We would strongly recommend "Iraqi Odyssey," a documentary by Samir, about his own family, scattered all over the world, like millions of other Iraqis, by the violent politics of their country. Samir manages to bring out the vivid personalities of his relatives and reminds you of the catastrophic history of his country, tying it to their fate.
We also saw the last documentary film made by Albert Maysles, "Iris," about Iris Apfel, a nonagerian New York Jewish woman, who talks just like everyone I knew when I was growing up, a woman who has devoted her life to style. Unlike the other movies that we chose, which mainly make you feel sad about the state of the world, "Iris" was cheerful.
"Land and Shade," a Colombian film directed by Cesar Acevedo, was another slow-moving movie, but one that didn't get very far.
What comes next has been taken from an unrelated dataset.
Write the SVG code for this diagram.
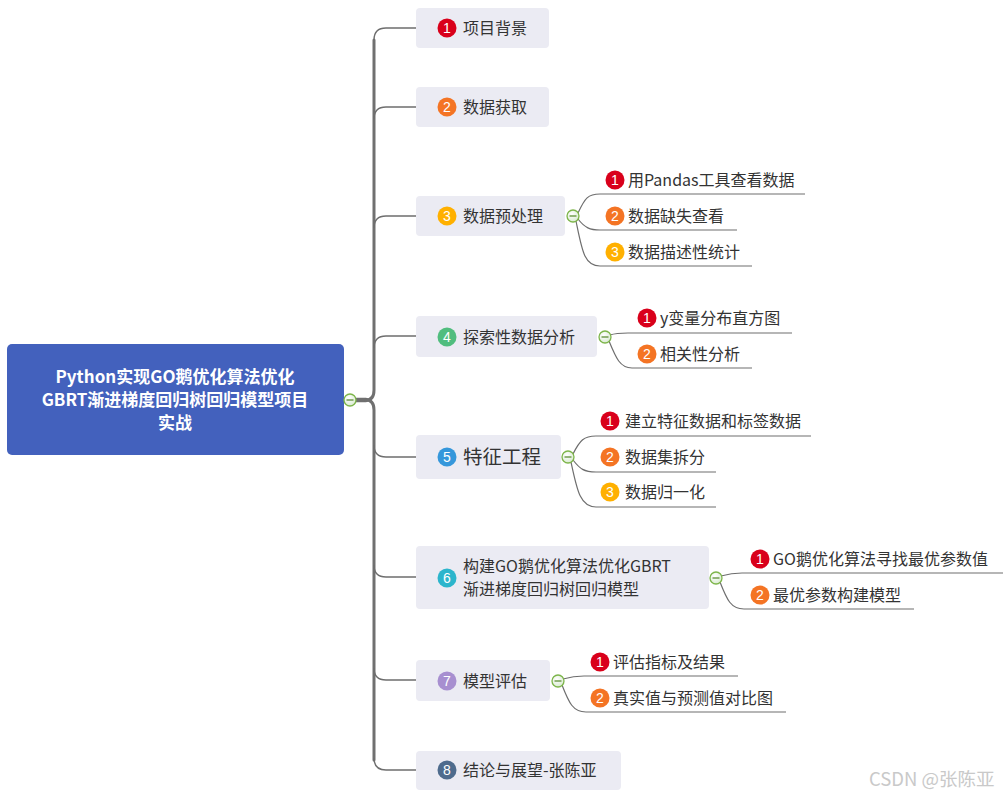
<svg xmlns="http://www.w3.org/2000/svg" width="1005" height="798" viewBox="0 0 1005 798">
<defs>
<radialGradient id="cg" cx="0.4" cy="0.35" r="0.7">
<stop offset="0" stop-color="#ffffff"/>
<stop offset="1" stop-color="#d8ead0"/>
</radialGradient>
<g id="collapse">
<circle r="6" fill="url(#cg)" stroke="#7db54a" stroke-width="1.3"/>
<line x1="-3.5" y1="0" x2="3.5" y2="0" stroke="#5d8f35" stroke-width="1.3"/>
</g>
</defs>
<style>
text{font-family:"Noto Sans CJK SC","Microsoft YaHei",sans-serif;}
.root{fill:#4361BD;}
.rootT{fill:#ffffff;font-size:17px;font-weight:bold;text-anchor:middle;}
.nb{fill:#EBEBF3;}
.t1{fill:#333333;font-size:16px;}
.t5{fill:#333333;font-size:19.5px;}
.t2{fill:#333333;font-size:16px;}
.bn{fill:#ffffff;font-family:"Liberation Sans",Arial,sans-serif;font-size:14px;text-anchor:middle;}
.trunk{fill:none;stroke:#707070;stroke-linecap:round;}
.br{fill:none;stroke:#6e6e6e;stroke-width:1.4;}
.sub{fill:none;stroke:#6e6e6e;stroke-width:1.2;}
.c1{fill:#D9001B;}.c2{fill:#F47424;}.c3{fill:#FFB000;}.c4{fill:#50BD7E;}
.c5{fill:#3597DB;}.c6{fill:#2CB5CC;}.c7{fill:#A78FD0;}.c8{fill:#4E6B8D;}
.wm{fill:#c9c9c9;font-size:18.5px;}
</style>

<g id="connectors">
<path class="trunk" stroke-width="4.5" d="M350,400 H366"/>
<path class="trunk" stroke-width="3" d="M366,400 Q374,400 374,390 V40"/>
<path class="trunk" stroke-width="3" d="M366,400 Q374,400 374,410 V760"/>
<path class="br" d="M374,40 Q374,28 386,28 H416"/>
<path class="br" d="M374,119 Q374,107 386,107 H416"/>
<path class="br" d="M374,228 Q374,216 386,216 H416"/>
<path class="br" d="M374,348 Q374,336 386,336 H416"/>
<path class="br" d="M374,445 Q374,457 386,457 H416"/>
<path class="br" d="M374,565 Q374,577 386,577 H416"/>
<path class="br" d="M374,668 Q374,680 386,680 H416"/>
<path class="br" d="M374,758 Q374,770 386,770 H416"/>
<!-- group 3 -->
<path class="sub" d="M578,213 C585,198 588,194 600,194 H805"/>
<path class="sub" d="M578,219 C585,228 590,230 600,230 H737"/>
<path class="sub" d="M576,221 C582,250 584,266 600,266 H752"/>
<!-- group 4 -->
<path class="sub" d="M610,335 C616,333 620,333 628,333 H792"/>
<path class="sub" d="M609,341 C616,358 620,368 632,368 H752"/>
<!-- group 5 -->
<path class="sub" d="M573,454 C580,440 584,436 596,436 H811"/>
<path class="sub" d="M573,460 C580,469 584,472 596,472 H716"/>
<path class="sub" d="M571,462 C577,490 580,507 596,507 H716"/>
<!-- group 6 -->
<path class="sub" d="M721,576 C728,574 732,573 742,573 H1003"/>
<path class="sub" d="M720,582 C727,600 731,609 744,609 H914"/>
<!-- group 7 -->
<path class="sub" d="M563,679 C570,677 574,676 584,676 H738"/>
<path class="sub" d="M562,685 C569,703 573,712 586,712 H786"/>
</g>

<g id="root">
<rect class="root" x="7" y="344" width="337" height="111" rx="5"/>
<text class="rootT" x="175" y="383">Python实现GO鹅优化算法优化</text>
<text class="rootT" x="175" y="406">GBRT渐进梯度回归树回归模型项目</text>
<text class="rootT" x="175" y="429">实战</text>
<use href="#collapse" x="350" y="400"/>
</g>

<g id="n1">
<rect class="nb" x="416" y="8" width="133" height="40" rx="4"/>
<circle class="c1" cx="447" cy="28" r="9.5"/><text class="bn" x="447" y="33">1</text>
<text class="t1" x="463" y="33.5">项目背景</text>
</g>
<g id="n2">
<rect class="nb" x="416" y="87" width="133" height="40" rx="4"/>
<circle class="c2" cx="447" cy="107" r="9.5"/><text class="bn" x="447" y="112">2</text>
<text class="t1" x="463" y="112.5">数据获取</text>
</g>
<g id="n3">
<rect class="nb" x="416" y="196" width="149" height="40" rx="4"/>
<circle class="c3" cx="447" cy="216" r="9.5"/><text class="bn" x="447" y="221">3</text>
<text class="t1" x="463" y="221.5">数据预处理</text>
<use href="#collapse" x="573" y="216"/>
</g>
<g id="n3-1">
<circle class="c1" cx="615" cy="180" r="9.5"/><text class="bn" x="615" y="185">1</text>
<text class="t2" x="628" y="185.5">用Pandas工具查看数据</text>
</g>
<g id="n3-2">
<circle class="c2" cx="615" cy="216" r="9.5"/><text class="bn" x="615" y="221">2</text>
<text class="t2" x="628" y="221.5">数据缺失查看</text>
</g>
<g id="n3-3">
<circle class="c3" cx="615" cy="252" r="9.5"/><text class="bn" x="615" y="257">3</text>
<text class="t2" x="628" y="257.5">数据描述性统计</text>
</g>
<g id="n4">
<rect class="nb" x="416" y="316" width="181" height="41" rx="4"/>
<circle class="c4" cx="447" cy="337" r="9.5"/><text class="bn" x="447" y="342">4</text>
<text class="t1" x="463" y="342.5">探索性数据分析</text>
<use href="#collapse" x="605" y="337"/>
</g>
<g id="n4-1">
<circle class="c1" cx="647" cy="318" r="9.5"/><text class="bn" x="647" y="323">1</text>
<text class="t2" x="660" y="323.5">y变量分布直方图</text>
</g>
<g id="n4-2">
<circle class="c2" cx="647" cy="354" r="9.5"/><text class="bn" x="647" y="359">2</text>
<text class="t2" x="660" y="359.5">相关性分析</text>
</g>
<g id="n5">
<rect class="nb" x="416" y="435" width="145" height="44" rx="4"/>
<circle class="c5" cx="447" cy="457" r="9.5"/><text class="bn" x="447" y="462">5</text>
<text class="t5" x="463" y="464">特征工程</text>
<use href="#collapse" x="568" y="457"/>
</g>
<g id="n5-1">
<circle class="c1" cx="610" cy="421" r="9.5"/><text class="bn" x="610" y="426">1</text>
<text class="t2" x="625" y="426.5">建立特征数据和标签数据</text>
</g>
<g id="n5-2">
<circle class="c2" cx="610" cy="457" r="9.5"/><text class="bn" x="610" y="462">2</text>
<text class="t2" x="625" y="462.5">数据集拆分</text>
</g>
<g id="n5-3">
<circle class="c3" cx="610" cy="492" r="9.5"/><text class="bn" x="610" y="497">3</text>
<text class="t2" x="625" y="497.5">数据归一化</text>
</g>
<g id="n6">
<rect class="nb" x="416" y="546" width="293" height="63" rx="4"/>
<circle class="c6" cx="447" cy="578" r="9.5"/><text class="bn" x="447" y="583">6</text>
<text class="t1" x="463" y="572">构建GO鹅优化算法优化GBRT</text>
<text class="t1" x="463" y="595">渐进梯度回归树回归模型</text>
<use href="#collapse" x="716" y="578"/>
</g>
<g id="n6-1">
<circle class="c1" cx="760" cy="559" r="9.5"/><text class="bn" x="760" y="564">1</text>
<text class="t2" x="773" y="564.5">GO鹅优化算法寻找最优参数值</text>
</g>
<g id="n6-2">
<circle class="c2" cx="760" cy="595" r="9.5"/><text class="bn" x="760" y="600">2</text>
<text class="t2" x="773" y="600.5">最优参数构建模型</text>
</g>
<g id="n7">
<rect class="nb" x="416" y="660" width="134" height="41" rx="4"/>
<circle class="c7" cx="447" cy="681" r="9.5"/><text class="bn" x="447" y="686">7</text>
<text class="t1" x="463" y="686.5">模型评估</text>
<use href="#collapse" x="558" y="681"/>
</g>
<g id="n7-1">
<circle class="c1" cx="600" cy="662" r="9.5"/><text class="bn" x="600" y="667">1</text>
<text class="t2" x="613" y="667.5">评估指标及结果</text>
</g>
<g id="n7-2">
<circle class="c2" cx="600" cy="698" r="9.5"/><text class="bn" x="600" y="703">2</text>
<text class="t2" x="613" y="703.5">真实值与预测值对比图</text>
</g>
<g id="n8">
<rect class="nb" x="416" y="751" width="205" height="39" rx="4"/>
<circle class="c8" cx="447" cy="770" r="9.5"/><text class="bn" x="447" y="775">8</text>
<text class="t1" x="463" y="775.5">结论与展望-张陈亚</text>
</g>
<text class="wm" x="869" y="786">CSDN @张陈亚</text>
</svg>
At most it makes you think about the oppressed workers who cut the sugar cane to sweeten your food.
I think the best film we saw was "Song of my Mother," directed by Erol Mintas, about displaced Kurdish people in Istanbul. The hero, an elementary school teacher teaching Kurdish children, is torn between the demands of his mother, obsessed with returning to their village, which has been destroyed, his pregnant fiancee, and his ambitions as a writer.
On top of these eleven films, we got hooked on a twenty part Danish thriller, "The Killing," which is much better than the American version, which we initially started to watch by mistake - I downloaded the wrong series.
So no wonder I am looking at my life as if it were a slow-moving movie, which might be more of a situation than a plot.

Sunday, July 5, 2015

Difficulties - Dietary and Musical

Another reason why losing weight is challenging: you aren't called upon to do anything so much as not to do something.
Doing something can be difficult, of course: getting yourself to exercise, to make unpleasant phone calls, or to get around to an errand you have been postponing. But not doing something is even more challenging, unless it's something you don't do anyway. I've never been a smoker, so not smoking is no challenge for me, and neither is not shooting up with heroin. But everyone eats (except anorexics), so not eating at all is not an option.
The challenge is turning abstention (I won't eat any more chocolate ice cream) into a positive action. Could it be that re-framing abstention as action is a way of making the process easier: I am changing my eating habits.
Is this related?
Yesterday I played flute duets with a friend, who has been playing flute for a lot longer than I have, though it isn't his primary instrument, and I played below my ability. Why did that happen?
It's always harder to play with other people than it is to play by yourself. You have to listen to them, keep up with them, and be listened to by them. You're playing under pressure, even if the people you are playing with are friends and supportive. When I play alone, I'm not self-conscious. I assume that anyone who can hear me is trying hard not to pay attention. But my friend and I were paying attention our own playing, and attention is critical (if not necessarily judgmental). Also, we were sight-reading a bunch of duets that neither of us had practiced, so we naturally made mistakes (my friend was also playing below his ability).
The difficulty in playing an instrument in a new situation, with other musicians, is in collecting yourself, remembering to do all the things that make your playing passable: breathing, embouchure, fingering, feeling the music and playing it correctly. Paying attention to all of these factors is easier when you don't have the additional distraction and pressure of playing with someone else.
So maybe it's a matter of re-framing again. The presence of a fellow musician, rather than distracting you from what you need to bring to your playing, should focus your attention on it.